Changes from the book

As with many adaptations from one medium to another, many changes were made to The Rules of Attraction. These include:

  • An implementation of a "beginning is the end," plot structure, where we are introduced to the characters at a party which is chronologically at the end of the events of the movie.
  • The book takes place during the 1985–1986 school year. The movie is updated to a more contemporary time period (though ambiguous); Sean is seen masturbating to, what he describes as, "broadband-speed internet porn", which did not become widely available until the late 90's/early 00's.
  • Many minor characters are eliminated, such as Roxanne and Franklin.
  • Lauren is portrayed in the film as an energetic virgin, while in the book, she is seen sleeping with multiple partners.
  • Lauren loses her virginity in the beginning of both versions. However, they are during different periods of time. In the novel it is recounted as taking place during her freshman year, while in the timeline of the movie it is after most of the events of the movie have taken place. However it is still under the same circumstances (date raped while semi-conscious with a local townie while a film student she was earlier flirting with films it with a camcorder).
  • A new character, Lara Holleran, is a version of Judy, Lauren's roommate from the novel. She is highly promiscuous and fills much of the role the version of Lauren from the novel used to.
  • Lauren and Sean never date, nor have sex, in the film. But if they do, we do not see it, because at one point, Lauren says, "It's over."
  • In the novel, Sean and Paul's relationship (or lack of one) remains ambiguous. It is referenced in Paul's narrations, but not Sean's. The movie portrays this as a masturbation fantasy of Paul's while he stares at a passed out Sean. In the book, Paul mentions they had sex several times and sometimes describes every minute detail.
  • Lauren discovers the girl who committed suicide in the dorm bathroom, as opposed to Roxanne in the novel.
  • Lauren never becomes pregnant, nor gets an abortion in the film. The relating event (her and Sean going on a cocaine-fueled road trip) also never occurs.
  • Sections of the text from the novel are preserved, but are presented within a different context. Sean's description of having sex with Lauren for the first time in the novel, is then narrated in relation to the girl at the beginning of the movie.
  • Sean never visits his dying father, nor physically encounters his brother, Patrick Bateman, in the movie, only mentioning him on the telephone (which happened in the book anyway). However, there is a report that there is a deleted scene in which the character of Patrick is featured, played by actor Casper Van Dien.

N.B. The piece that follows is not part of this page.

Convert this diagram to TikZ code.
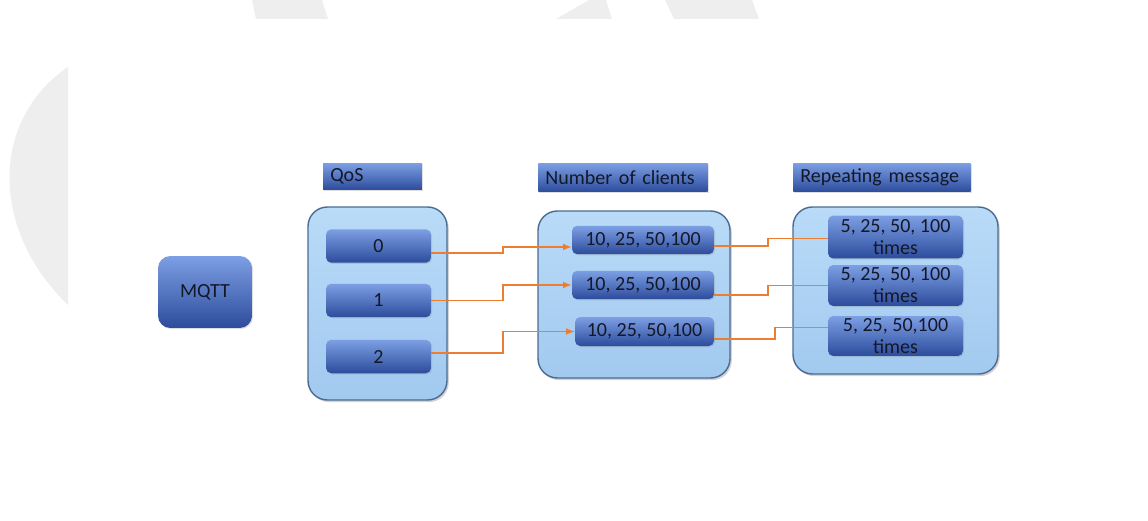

  • Although the love triangle happens simultaneously in the movie, Paul and Sean's relationship is ended when Lauren and Sean's begins at the Dressed to Get Screwed Party, half-way through the novel.
  • The character of Mr. Lawson does not appear in the book. However, in the book, there is a lecturer, that Sean is very suspicious of, Professor Vittorio, who teaches poetry.
  • Sean's drug and alcohol intake is much greater in the novel. He spends most of the novel intoxicated.
  • In the novel, Paul has a pseudo-sexual encounter with a young woman, illustrating that he is bisexual rather than homosexual. This does not happen in the film, however it is hinted that he and Lauren were once involved.